En 69 vous avez fait votre alyia et vous expliquez que durant les 4 ans d’études vous n’aviez rien écrit alors que vous écrivez depuis l’âge de 15 ans. C’est dans votre retour en France que votre œuvre est née. Depuis vous êtes revenu en Israël il y a cinq ans et là vous êtes aujourd’hui très actif et créatif.
- T. Mon écriture est née dans cette tension entre l’espérance du Netsah Israël et la réalité dérangeante. L’expérience d’Israël alors m’est apparue marquée d’une contradiction: le paysage des temps messianique était là mais les Juifs y étaient absents, absents à eux mêmes. L’exil pouvait continuer en Israël! Etudiant à l’Université hébraïque j’ai vécu très fortement sur le plan intellectuel le partage entre savoir juif et pensée juive, le fait que les disciplines des études juives étaient dissociées des disciplines générales, marque de l’exil de l’intellect de l’Israël éternel dans le lieu même où il aurait dû connaître son efflorescence. Je suis reparti en France pour rester sioniste et comprendre ce qui se passait. Et là j’ai écrit deux livres liés entre eux « Le récit de la disparue, essai sur l’identité juive », et « La nouvelle question juive, l’avenir d’un espoir ». Au bout de 25 livres et de très nombreux travaux, je crois avoir compris quelque chose et je suis revenu en Israël pour mettre ces idées à l’épreuve de la réalité. J’ai créé l’association Dialogia avec Max Benhamou où nous organisons de nombreux colloques en français et en hébreu et dont un des objectifs est de penser la politique dans le judaïsme et le judaïsme dans la politique. Il y a aussi l’Université Populaire du judaisme que j’ai créée et qui est retransmise sur internet.
Vous aviez alors découvert qu’il n’y avait pas de place pour le monde intellectuel à l’époque ?
- T. C’est plus compliqué. A l’epoque, il y a 50 ans, la division laïcs – religieux était très abrupte, et encore plus à l’université hébraïque. La pensée n’était pas du côté de la « religion » et le « religion » restait dans ses yeshivot. La science académique, la Wissenschaft des Judentums occultait pour des raisons idéologiques l’anthropologie, la politique, l’histoire, la pensée pour privilégier l’autopsie du cadavre du judaisme défunt.

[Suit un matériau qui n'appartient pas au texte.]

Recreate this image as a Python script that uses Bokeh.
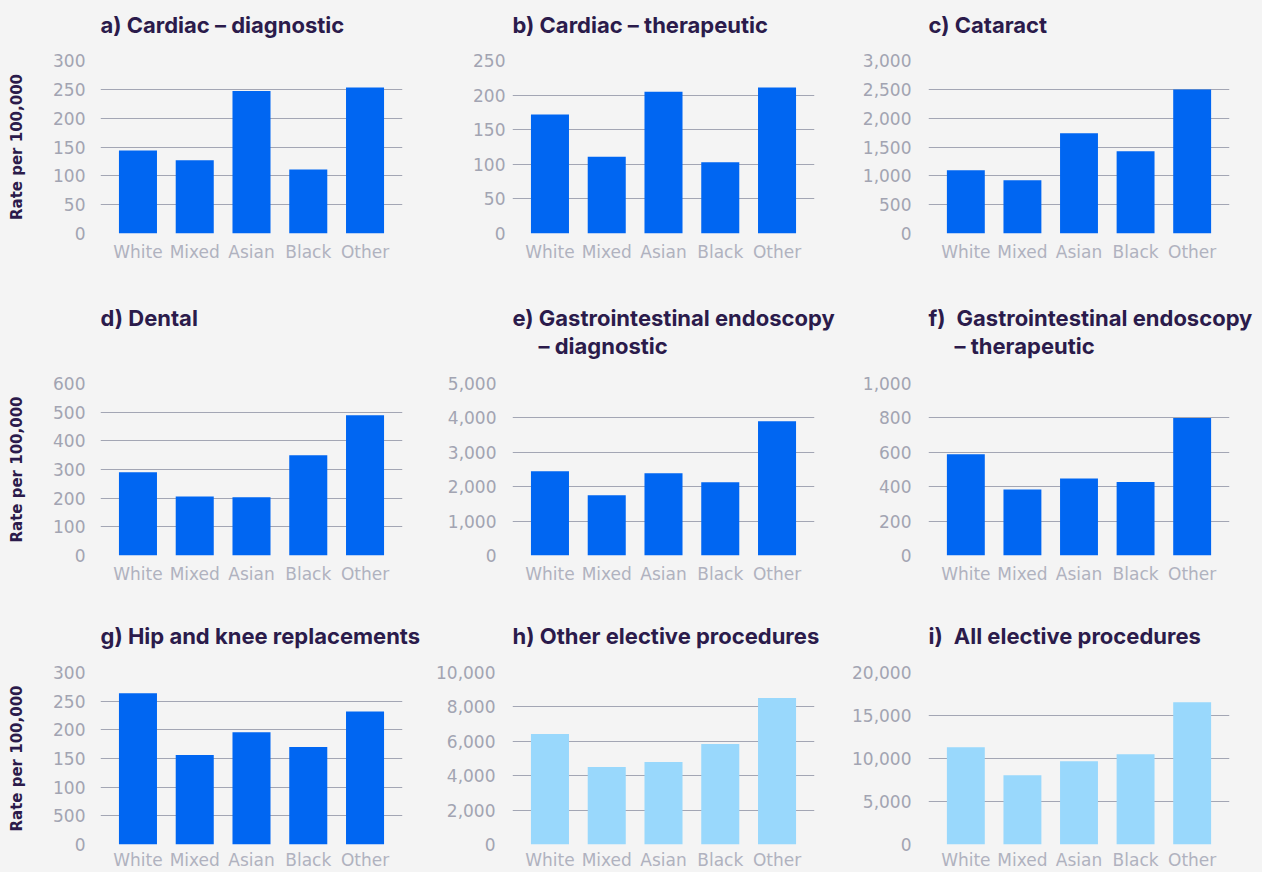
from bokeh.plotting import figure
from bokeh.layouts import column, row
from bokeh.models import Title, FactorRange, Range1d, NumeralTickFormatter, FixedTicker
from bokeh.embed import file_html
from bokeh.resources import INLINE

# ---------------- data ----------------
categories = ["White", "Mixed", "Asian", "Black", "Other"]

cardiac_diagnostic = [144, 127, 247, 111, 253]
cardiac_therapeutic = [172, 111, 205, 103, 211]
cataract = [1096, 923, 1737, 1425, 2498]
dental = [290, 206, 203, 350, 489]
gi_diagnostic = [2447, 1748, 2388, 2126, 3903]
gi_therapeutic = [588, 384, 448, 427, 800]
hip_knee = [264, 156, 196, 170, 232]
other_elective = [6427, 4505, 4796, 5845, 8524]
all_elective = [11301, 8039, 9670, 10485, 16544]

ticks_a = [0, 50, 100, 150, 200, 250, 300]
ticks_b = [0, 50, 100, 150, 200, 250]
ticks_c = [0, 500, 1000, 1500, 2000, 2500, 3000]
ticks_d = [0, 100, 200, 300, 400, 500, 600]
ticks_e = [0, 1000, 2000, 3000, 4000, 5000]
ticks_f = [0, 200, 400, 600, 800, 1000]
ticks_g = [0, 50, 100, 150, 200, 250, 300]
ticks_h = [0, 2000, 4000, 6000, 8000, 10000]
ticks_i = [0, 5000, 10000, 15000, 20000]
tick_label_overrides_g = {50: "500"}

titles = {
    "a": ["a) Cardiac \u2013 diagnostic"],
    "b": ["b) Cardiac \u2013 therapeutic"],
    "c": ["c) Cataract"],
    "d": ["d) Dental"],
    "e": ["e) Gastrointestinal endoscopy", "\u2013 diagnostic"],
    "f": ["f)\u2002Gastrointestinal endoscopy", "\u2013 therapeutic"],
    "g": ["g) Hip and knee replacements"],
    "h": ["h) Other elective procedures"],
    "i": ["i)\u2002All elective procedures"],
}
y_label = "Rate per 100,000"

# ---------------- style ----------------
BG = "#f4f4f4"
BLUE = "#0066f2"
LIGHT_BLUE = "#99d8fc"
TITLE_COLOR = "#2b1b4b"
TICK_COLOR = "#a2a4b2"
CAT_COLOR = "#b0b2bf"
GRID_COLOR = "#a3a6b4"
TICK_FONT = "DejaVu Sans"
TITLE_FONT = "Inter"

cols = [dict(W=430, L=100, R=28), dict(W=418, L=82, R=34), dict(W=414, L=80, R=33)]
rows = [dict(H=290, F=60, FH=173, XS=8),
        dict(H=320, F=93, FH=172, XS=8),
        dict(H=262, F=62, FH=172, XS=5)]


def make_panel(key, values, ticks, color, ci, ri, gap, tick_standoff=15,
               with_ylabel=False, overrides=None, line2_offset=26):
    c = cols[ci]
    r = rows[ri]
    p = figure(
        width=c["W"], height=r["H"], title=None,
        x_range=FactorRange(factors=categories, range_padding=0.16,
                            range_padding_units="absolute"),
        y_range=Range1d(0, ticks[-1]),
        output_backend="svg", toolbar_location=None,
        min_border_left=c["L"], min_border_right=c["R"],
        min_border_top=r["F"], min_border_bottom=r["H"] - r["F"] - r["FH"],
    )
    p.background_fill_color = BG
    p.border_fill_color = BG
    p.outline_line_color = None

    p.vbar(x=categories, top=values, width=0.67, fill_color=color, line_color=None)

    # grid
    p.xgrid.grid_line_color = None
    p.ygrid.grid_line_color = GRID_COLOR
    p.ygrid.grid_line_width = 1

    # y axis
    p.yaxis.ticker = FixedTicker(ticks=ticks)
    p.yaxis.formatter = NumeralTickFormatter(format="0,0")
    if overrides:
        p.yaxis.major_label_overrides = overrides
    p.yaxis.axis_line_color = None
    p.yaxis.major_tick_line_color = None
    p.yaxis.minor_tick_line_color = None
    p.yaxis.major_tick_out = 0
    p.yaxis.major_tick_in = 0
    p.yaxis.minor_tick_out = 0
    p.yaxis.major_label_standoff = tick_standoff
    p.yaxis.major_label_text_font = TICK_FONT
    p.yaxis.major_label_text_font_size = "17px"
    p.yaxis.major_label_text_color = TICK_COLOR
    if with_ylabel:
        p.yaxis.axis_label = y_label
        p.yaxis.axis_label_text_font = TICK_FONT
        p.yaxis.axis_label_text_font_size = "15px"
        p.yaxis.axis_label_text_font_style = "bold"
        p.yaxis.axis_label_text_color = TITLE_COLOR
        p.yaxis.axis_label_standoff = 24

    # x axis
    p.xaxis.axis_line_color = None
    p.xaxis.major_tick_line_color = None
    p.xaxis.major_tick_out = 0
    p.xaxis.major_tick_in = 0
    p.xaxis.major_label_standoff = r["XS"]
    p.xaxis.major_label_text_font = TICK_FONT
    p.xaxis.major_label_text_font_size = "17px"
    p.xaxis.major_label_text_color = CAT_COLOR

    # titles (spacer first -> nearest the frame)
    p.add_layout(Title(text=" ", text_font_size="1px", standoff=max(gap - 3, 0),
                       background_fill_color=None), "above")
    lines = titles[key]
    for k, line in enumerate(reversed(lines)):
        is_second = (len(lines) == 2 and k == 0)
        p.add_layout(Title(text=line, text_font=TITLE_FONT, text_font_size="22px",
                           text_font_style="bold", text_color=TITLE_COLOR,
                           align="left", standoff=0,
                           offset=line2_offset if is_second else 0), "above")
    return p


pa = make_panel("a", cardiac_diagnostic, ticks_a, BLUE, 0, 0, 22.5, with_ylabel=True)
pb = make_panel("b", cardiac_therapeutic, ticks_b, BLUE, 1, 0, 22.5, tick_standoff=7)
pc = make_panel("c", cataract, ticks_c, BLUE, 2, 0, 22.5, tick_standoff=17)

pd_ = make_panel("d", dental, ticks_d, BLUE, 0, 1, 52.5, with_ylabel=True)
pe = make_panel("e", gi_diagnostic, ticks_e, BLUE, 1, 1, 24.5, tick_standoff=16, line2_offset=26)
pf = make_panel("f", gi_therapeutic, ticks_f, BLUE, 2, 1, 24.5, tick_standoff=17, line2_offset=26)

pg = make_panel("g", hip_knee, ticks_g, BLUE, 0, 2, 23.5, with_ylabel=True,
                overrides=tick_label_overrides_g)
ph = make_panel("h", other_elective, ticks_h, LIGHT_BLUE, 1, 2, 23.5, tick_standoff=17)
pi = make_panel("i", all_elective, ticks_i, LIGHT_BLUE, 2, 2, 23.5, tick_standoff=17)

bg_style = {"background-color": BG}
layout = column(
    row(pa, pb, pc, styles=bg_style),
    row(pd_, pe, pf, styles=bg_style),
    row(pg, ph, pi, styles=bg_style),
    styles=bg_style,
)

open("out.html", "w").write(file_html(layout, INLINE))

En réflechissant rétroactivement, je me rends compte que jamais je n’aurais pu en Israël publier, ni même concevoir, tous les livres que j’ai pu publier en France, du fait du système corporatiste qui y règne dans les choses de la pensée et jusqu’à ce jour. Une pensée à cheval sur plusieurs mondes et disciplines n’a pas de place instituée sauf à rester marginale, ni lue par les « laïcs », ni par les « religieux », ignorée par les professeurs. Peut être j’ajouterais parce qu’elle repose aussi sur ce que j’avais appelé dans mon premier livre « l’hébreu des profondeurs » dont l’économie symbolique est différente de l' »israélien » (comme on dit l' »italien »)[2]. Le retour en France m’a poussé à aller jusqu’au bout de l’exil dont j’avais constaté qu’il n’était pas fini en Israël alors que l’alyah qui m’avait aidé à « toucher terre » m’avait donné la conviction que le rêve juif pouvait se réaliser.

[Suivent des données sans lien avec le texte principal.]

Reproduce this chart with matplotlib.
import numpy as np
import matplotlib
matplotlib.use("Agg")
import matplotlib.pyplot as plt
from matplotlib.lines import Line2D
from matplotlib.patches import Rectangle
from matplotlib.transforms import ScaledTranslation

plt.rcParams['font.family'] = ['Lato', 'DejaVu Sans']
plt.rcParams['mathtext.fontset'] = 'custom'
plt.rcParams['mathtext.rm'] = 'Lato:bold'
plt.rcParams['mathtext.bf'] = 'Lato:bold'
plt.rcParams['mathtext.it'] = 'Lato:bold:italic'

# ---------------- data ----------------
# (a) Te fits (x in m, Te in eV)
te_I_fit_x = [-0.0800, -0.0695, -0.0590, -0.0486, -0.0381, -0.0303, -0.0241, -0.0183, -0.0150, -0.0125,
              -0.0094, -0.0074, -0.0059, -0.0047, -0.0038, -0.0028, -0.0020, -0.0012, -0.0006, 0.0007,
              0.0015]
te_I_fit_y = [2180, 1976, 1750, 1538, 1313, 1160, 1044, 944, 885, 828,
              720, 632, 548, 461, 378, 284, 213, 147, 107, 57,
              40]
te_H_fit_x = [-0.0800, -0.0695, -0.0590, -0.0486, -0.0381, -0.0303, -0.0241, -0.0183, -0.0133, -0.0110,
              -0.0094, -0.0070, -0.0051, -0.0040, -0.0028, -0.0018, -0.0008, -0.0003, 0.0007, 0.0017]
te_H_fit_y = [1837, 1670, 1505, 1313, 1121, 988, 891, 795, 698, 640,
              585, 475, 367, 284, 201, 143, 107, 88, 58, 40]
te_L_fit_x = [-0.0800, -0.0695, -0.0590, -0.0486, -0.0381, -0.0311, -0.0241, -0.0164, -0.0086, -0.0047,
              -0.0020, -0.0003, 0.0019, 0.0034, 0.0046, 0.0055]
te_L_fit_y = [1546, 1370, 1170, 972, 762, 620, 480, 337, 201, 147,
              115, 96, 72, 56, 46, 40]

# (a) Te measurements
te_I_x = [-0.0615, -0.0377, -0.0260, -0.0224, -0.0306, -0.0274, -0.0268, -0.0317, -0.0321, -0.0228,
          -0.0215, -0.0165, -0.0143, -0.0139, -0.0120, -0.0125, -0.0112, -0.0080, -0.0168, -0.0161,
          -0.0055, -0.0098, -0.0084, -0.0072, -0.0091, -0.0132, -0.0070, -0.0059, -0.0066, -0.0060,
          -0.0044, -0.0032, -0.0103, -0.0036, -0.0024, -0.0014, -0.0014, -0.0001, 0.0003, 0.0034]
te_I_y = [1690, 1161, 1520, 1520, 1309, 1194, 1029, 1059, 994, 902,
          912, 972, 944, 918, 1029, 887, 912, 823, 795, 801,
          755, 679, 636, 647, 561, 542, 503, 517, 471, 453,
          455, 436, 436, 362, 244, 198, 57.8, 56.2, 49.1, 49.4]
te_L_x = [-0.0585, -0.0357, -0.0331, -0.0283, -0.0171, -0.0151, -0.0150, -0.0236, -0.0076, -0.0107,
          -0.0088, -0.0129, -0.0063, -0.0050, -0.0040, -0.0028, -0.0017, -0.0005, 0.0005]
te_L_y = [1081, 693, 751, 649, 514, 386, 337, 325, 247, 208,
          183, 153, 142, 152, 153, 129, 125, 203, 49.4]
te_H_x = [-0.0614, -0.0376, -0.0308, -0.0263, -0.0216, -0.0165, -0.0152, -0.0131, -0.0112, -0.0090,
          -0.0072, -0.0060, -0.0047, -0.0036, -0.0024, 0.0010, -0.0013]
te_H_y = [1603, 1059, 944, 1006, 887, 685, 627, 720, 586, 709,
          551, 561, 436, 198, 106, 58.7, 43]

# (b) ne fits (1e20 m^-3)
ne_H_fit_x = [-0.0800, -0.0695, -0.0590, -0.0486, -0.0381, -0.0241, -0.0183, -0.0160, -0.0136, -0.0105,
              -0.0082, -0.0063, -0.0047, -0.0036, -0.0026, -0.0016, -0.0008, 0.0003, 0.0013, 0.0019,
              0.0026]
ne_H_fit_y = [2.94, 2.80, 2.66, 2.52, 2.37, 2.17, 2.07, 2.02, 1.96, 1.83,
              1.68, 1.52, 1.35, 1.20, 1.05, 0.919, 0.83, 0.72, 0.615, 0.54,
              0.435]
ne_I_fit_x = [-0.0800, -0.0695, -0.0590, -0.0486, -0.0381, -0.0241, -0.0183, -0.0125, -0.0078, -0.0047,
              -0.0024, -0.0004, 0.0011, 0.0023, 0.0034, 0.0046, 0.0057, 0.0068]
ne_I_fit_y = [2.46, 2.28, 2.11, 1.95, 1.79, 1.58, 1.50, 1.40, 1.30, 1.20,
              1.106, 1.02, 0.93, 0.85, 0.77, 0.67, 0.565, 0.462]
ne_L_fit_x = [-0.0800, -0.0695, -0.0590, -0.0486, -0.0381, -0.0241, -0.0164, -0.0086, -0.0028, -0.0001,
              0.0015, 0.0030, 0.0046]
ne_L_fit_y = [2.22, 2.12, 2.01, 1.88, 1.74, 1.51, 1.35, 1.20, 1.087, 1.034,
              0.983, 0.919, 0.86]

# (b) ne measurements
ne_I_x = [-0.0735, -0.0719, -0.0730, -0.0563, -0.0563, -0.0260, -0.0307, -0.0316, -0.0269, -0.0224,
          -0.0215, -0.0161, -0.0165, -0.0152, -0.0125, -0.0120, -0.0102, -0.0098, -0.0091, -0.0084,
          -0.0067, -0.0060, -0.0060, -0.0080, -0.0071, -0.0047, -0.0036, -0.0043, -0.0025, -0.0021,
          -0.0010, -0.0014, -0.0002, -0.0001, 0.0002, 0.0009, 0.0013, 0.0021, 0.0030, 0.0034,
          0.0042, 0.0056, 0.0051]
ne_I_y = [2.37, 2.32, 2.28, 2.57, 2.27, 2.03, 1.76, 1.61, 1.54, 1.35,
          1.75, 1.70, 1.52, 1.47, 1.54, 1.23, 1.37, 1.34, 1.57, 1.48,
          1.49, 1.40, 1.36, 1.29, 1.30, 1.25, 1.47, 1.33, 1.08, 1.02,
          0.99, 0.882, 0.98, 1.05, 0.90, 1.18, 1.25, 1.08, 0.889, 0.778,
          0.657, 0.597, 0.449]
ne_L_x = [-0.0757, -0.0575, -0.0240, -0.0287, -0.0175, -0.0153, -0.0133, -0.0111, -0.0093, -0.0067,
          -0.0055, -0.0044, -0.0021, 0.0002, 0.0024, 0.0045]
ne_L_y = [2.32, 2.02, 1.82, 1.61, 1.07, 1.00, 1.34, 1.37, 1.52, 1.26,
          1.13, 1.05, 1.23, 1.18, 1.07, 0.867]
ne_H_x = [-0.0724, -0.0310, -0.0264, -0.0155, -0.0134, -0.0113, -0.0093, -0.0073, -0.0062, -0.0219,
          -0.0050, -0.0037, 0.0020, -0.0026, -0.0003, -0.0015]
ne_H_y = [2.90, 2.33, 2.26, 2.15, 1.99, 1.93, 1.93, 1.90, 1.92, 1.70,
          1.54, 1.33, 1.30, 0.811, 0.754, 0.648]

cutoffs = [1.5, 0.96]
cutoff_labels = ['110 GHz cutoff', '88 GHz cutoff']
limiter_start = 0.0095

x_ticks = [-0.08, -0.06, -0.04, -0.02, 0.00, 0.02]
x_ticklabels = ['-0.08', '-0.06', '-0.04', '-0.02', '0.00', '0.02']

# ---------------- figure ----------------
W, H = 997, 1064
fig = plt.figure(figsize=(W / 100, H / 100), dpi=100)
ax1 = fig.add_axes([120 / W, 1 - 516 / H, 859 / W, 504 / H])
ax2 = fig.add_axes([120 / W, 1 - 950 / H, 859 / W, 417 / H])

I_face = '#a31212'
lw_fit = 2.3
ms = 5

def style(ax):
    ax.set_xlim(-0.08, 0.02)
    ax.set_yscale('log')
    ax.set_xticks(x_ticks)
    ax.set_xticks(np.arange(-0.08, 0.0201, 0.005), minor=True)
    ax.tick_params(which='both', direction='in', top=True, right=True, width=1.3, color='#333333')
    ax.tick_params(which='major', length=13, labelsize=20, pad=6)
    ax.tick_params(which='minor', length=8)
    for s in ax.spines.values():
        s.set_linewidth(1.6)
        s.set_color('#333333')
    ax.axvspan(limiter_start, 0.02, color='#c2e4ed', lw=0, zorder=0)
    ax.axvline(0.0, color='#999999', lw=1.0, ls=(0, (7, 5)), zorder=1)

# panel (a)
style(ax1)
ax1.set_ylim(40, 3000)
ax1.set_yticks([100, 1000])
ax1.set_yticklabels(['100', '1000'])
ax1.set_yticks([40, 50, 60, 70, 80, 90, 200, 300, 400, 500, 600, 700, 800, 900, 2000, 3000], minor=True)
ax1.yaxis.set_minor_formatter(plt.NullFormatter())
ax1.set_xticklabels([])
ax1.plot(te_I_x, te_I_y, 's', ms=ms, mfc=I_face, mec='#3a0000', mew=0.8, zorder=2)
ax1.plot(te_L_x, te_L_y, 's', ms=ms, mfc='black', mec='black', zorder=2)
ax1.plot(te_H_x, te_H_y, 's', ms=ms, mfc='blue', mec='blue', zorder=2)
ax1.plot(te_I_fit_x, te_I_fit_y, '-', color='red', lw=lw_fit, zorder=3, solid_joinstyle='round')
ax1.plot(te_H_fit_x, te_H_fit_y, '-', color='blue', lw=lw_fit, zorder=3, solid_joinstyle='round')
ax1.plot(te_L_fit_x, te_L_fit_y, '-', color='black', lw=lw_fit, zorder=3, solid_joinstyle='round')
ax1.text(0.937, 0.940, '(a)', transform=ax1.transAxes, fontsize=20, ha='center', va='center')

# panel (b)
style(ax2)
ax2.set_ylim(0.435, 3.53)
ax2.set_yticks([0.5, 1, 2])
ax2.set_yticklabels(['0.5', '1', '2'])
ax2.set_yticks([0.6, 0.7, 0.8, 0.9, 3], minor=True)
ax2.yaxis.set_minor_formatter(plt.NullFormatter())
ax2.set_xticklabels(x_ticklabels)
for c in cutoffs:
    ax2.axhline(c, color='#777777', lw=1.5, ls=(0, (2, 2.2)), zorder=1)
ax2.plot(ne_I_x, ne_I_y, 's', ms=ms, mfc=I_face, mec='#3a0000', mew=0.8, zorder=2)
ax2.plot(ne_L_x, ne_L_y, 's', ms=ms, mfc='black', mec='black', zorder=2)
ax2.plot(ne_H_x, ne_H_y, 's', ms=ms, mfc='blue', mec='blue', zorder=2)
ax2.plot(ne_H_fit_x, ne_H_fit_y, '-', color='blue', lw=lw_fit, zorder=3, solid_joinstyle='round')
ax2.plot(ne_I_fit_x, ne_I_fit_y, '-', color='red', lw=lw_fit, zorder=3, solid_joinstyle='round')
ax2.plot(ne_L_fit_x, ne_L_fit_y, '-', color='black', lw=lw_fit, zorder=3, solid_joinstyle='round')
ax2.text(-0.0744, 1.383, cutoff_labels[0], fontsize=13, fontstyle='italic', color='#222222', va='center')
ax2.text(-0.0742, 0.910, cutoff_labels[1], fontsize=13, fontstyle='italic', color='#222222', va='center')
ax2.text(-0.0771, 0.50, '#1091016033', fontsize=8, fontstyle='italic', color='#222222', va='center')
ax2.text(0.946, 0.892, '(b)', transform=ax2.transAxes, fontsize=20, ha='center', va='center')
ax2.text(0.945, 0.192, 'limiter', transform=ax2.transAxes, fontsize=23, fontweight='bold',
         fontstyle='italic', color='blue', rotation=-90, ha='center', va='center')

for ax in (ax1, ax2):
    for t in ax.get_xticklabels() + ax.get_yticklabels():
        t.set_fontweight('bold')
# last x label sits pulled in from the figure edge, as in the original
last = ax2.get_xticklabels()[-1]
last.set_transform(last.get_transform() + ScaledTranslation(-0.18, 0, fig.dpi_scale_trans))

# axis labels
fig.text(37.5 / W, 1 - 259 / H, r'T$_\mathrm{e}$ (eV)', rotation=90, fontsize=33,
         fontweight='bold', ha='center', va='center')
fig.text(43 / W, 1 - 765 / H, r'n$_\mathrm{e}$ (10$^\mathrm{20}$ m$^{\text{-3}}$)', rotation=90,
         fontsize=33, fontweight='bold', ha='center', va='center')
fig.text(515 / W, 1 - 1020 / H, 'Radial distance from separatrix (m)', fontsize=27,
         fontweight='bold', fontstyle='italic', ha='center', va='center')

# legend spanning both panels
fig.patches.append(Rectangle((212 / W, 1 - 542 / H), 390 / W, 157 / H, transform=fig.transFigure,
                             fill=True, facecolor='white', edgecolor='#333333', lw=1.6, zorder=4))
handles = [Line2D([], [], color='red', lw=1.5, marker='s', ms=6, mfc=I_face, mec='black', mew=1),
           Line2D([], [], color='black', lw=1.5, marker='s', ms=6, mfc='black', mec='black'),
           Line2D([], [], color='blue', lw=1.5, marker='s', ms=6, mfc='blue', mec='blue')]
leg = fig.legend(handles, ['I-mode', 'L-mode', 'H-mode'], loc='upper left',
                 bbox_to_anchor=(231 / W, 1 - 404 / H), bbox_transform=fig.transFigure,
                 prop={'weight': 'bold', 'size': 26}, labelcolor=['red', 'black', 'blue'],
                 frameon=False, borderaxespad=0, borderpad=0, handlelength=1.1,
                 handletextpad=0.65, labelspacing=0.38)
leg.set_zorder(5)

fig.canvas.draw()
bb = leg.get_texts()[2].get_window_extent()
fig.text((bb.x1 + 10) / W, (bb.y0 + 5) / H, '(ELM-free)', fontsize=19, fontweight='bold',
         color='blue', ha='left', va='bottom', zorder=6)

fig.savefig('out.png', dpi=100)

*interview parue dans Le Petit Hebdo, jeudi 23 avril, 2020
[1] traduction approximative du verbe employé dans cette expression. Il désigne aussi l’acte de conclure une alliance (brit): on dit, en hébreu, « casser ( likrot) une alliance » pour dire « faire alliance », c’est tout un univers de sens qui se trame là (cf. S. Trigano, « La séparation d’amour, une éthique d’alliance » (Arléa, 1998).
[2] J’ai écrit deux livres à ce sujet, « L’Hébreu, une philosophie » et un livre à paraître « L’odyssée de l’être, métaphysique hébraïque », les deux livres aux Editions Hermann (Paris).